For 15 years the Translational Plant Sciences Center’s Career Exploration Initiative has planted seeds of diverse opportunities in future agricultural professionals.

This year, 14 graduate students and postdoctoral fellows took part in the initiative's annual industry tour. They visited agricultural businesses in St. Louis, Missouri, with the goal of expanding the emerging professionals’ mindsets related to future careers and collaborations.

“St. Louis has become a major hub for innovation in food, farming, and sustainability,” said Kathryn Liu, a Ph.D. student in the School of Plant and Environmental Sciences in the College of Agriculture and Life Sciences and an organizer of this year’s excursion. “The center felt it was important to take the graduate students there to expose them to something different, to broaden their perspective, and to spark ideas by seeing what’s possible when industry, research and technology all come together.”

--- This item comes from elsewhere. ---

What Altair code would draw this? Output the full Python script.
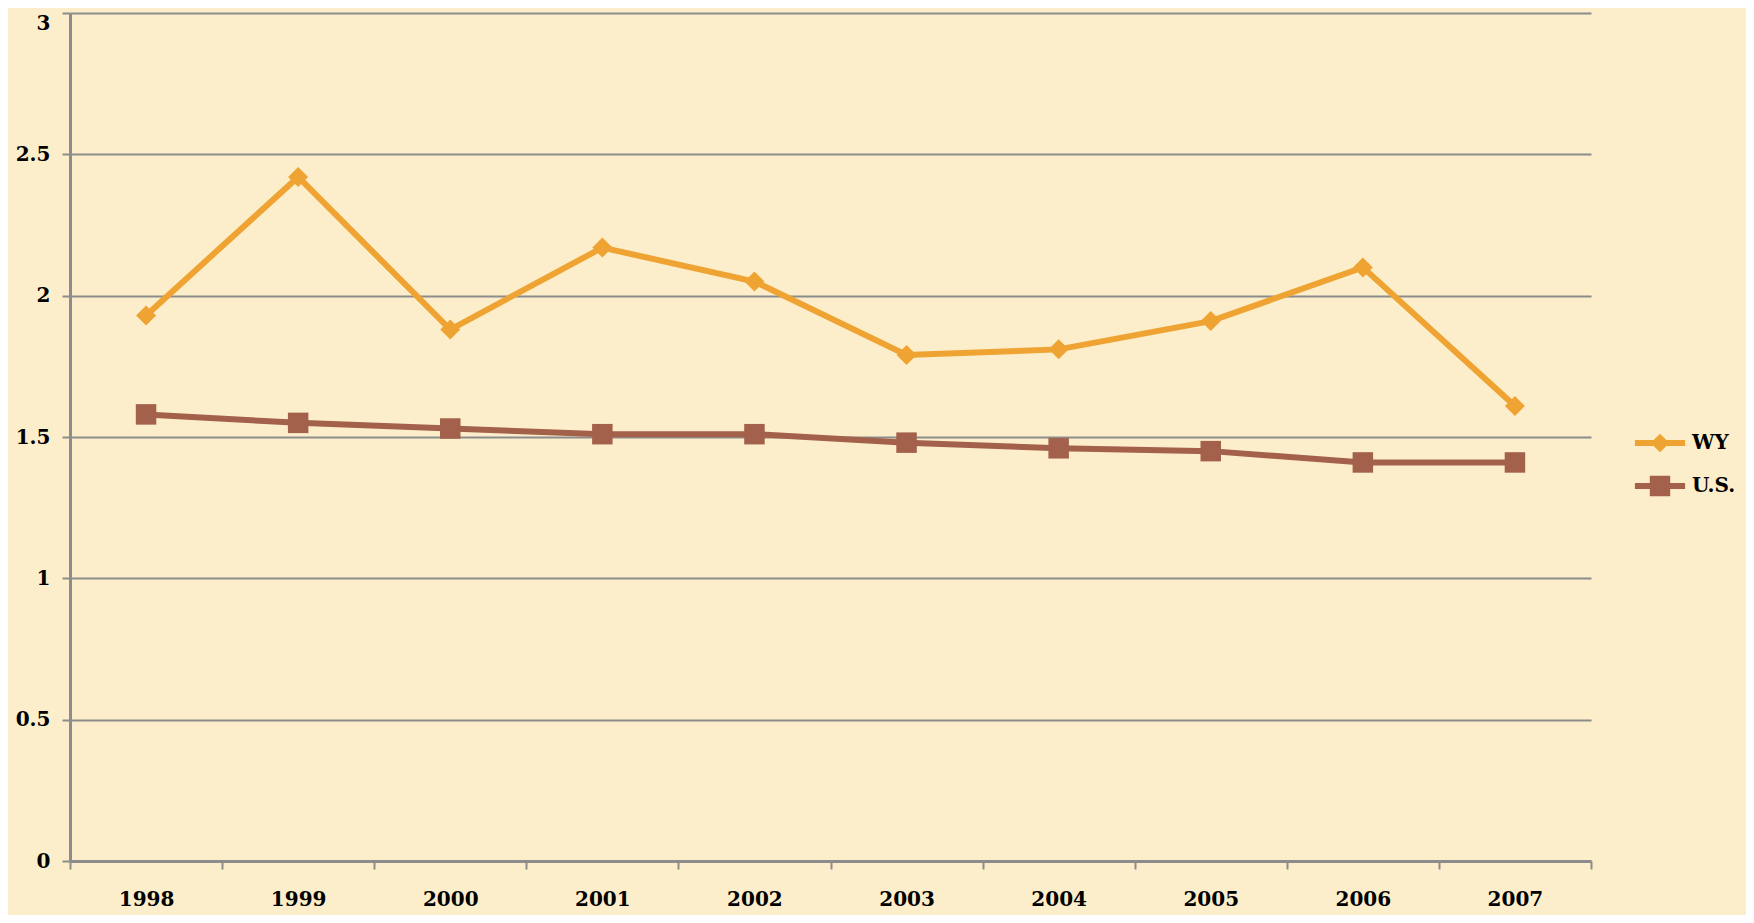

With financial support from the Virginia Tech Graduate School, students toured Bayer Crop Science, Donald Danforth Plant Science CenterKWS Gateway Research Center, and 39 North. Several participants also took part in flash talks at Bayer and Danforth, lunch with Bayer employees, and panel discussions at KWS and Danforth.

Several participants of the Career Exploration Initiative gave flash talks at Bayer Crop Science and the Donald Danforth Plant Science Center. Photo courtesy of Jordan Bass.

“We weren't just there to observe, we wanted to engage meaningfully with the people in these companies,” said Adam Sumner, Ph.D. student in the School of Plant and Environmental Sciences and one of this year’s organizers. “By presenting our research and sharing our interests, we were able to introduce ourselves in a professional but personal way. It created a space for real conversations, and, hopefully, it laid the groundwork for future opportunities in industry.”

Since 2005, the Translational Plant Sciences Center’s graduate education — out of which the initiative grew — has helped students and postdocs branch out from the traditional agricultural career path. 

“I always wanted to be part of product development and be part of something in innovations that becomes utilized in the world, and I guess I’m technically living the dream,” said Ryan Anderson '11, who earned his Ph.D. in plant pathology, physiology and weed science and was in the first program in 2005, then called the Molecular Plant Sciences program.

Anderson has helped cultivate the deeply rooted support system for current affiliates. Now working in North Carolina at the Swiss-based agriculture company, Syngenta, Anderson serves on the Fralin Life Sciences Institute’s Translational Plant Sciences Center external advisory board and participated in a panel discussion as part of last year’s Career Exploration Initiative.

“It was cool because we’re all from the same program,” Anderson said. “I’ve connected with a lot of the students over LinkedIn now, and I’ve offered to look at their resumes to give them some advice.”

Likewise, Nina Wilson '17, who earned her Ph.D. in plant pathology, physiology, and weed science, participated in the Career Exploration Initiate's tours as a graduate student and recently established roots at Verb Biotics, a small start-up company that the group toured last year.

“The industry tour came at a great time for me because entering graduate school I wanted to be a professor, and then I realized in my third year that that was not what I really wanted to do anymore,” Wilson said. “I loved going on the industry tour. I didn’t have an idea of what it actually looked like, and it was really beneficial to speak with people that were in industry and get their perspective.”

This year’s tour followed suit, opening many participants’ eyes to both the diverse possibilities in the field and the supportive nature of Hokies who’d come before them.

“We had support from Virginia Tech alumni who now work at the Donald Danforth Plant Science Center. They were instrumental in helping us make connections and set up parts of the tour,” said Matheus Ogando Granja, a Ph.D. student in the School of Plant and Environmental Sciences. “They really wanted to give back and help create opportunities for current students.”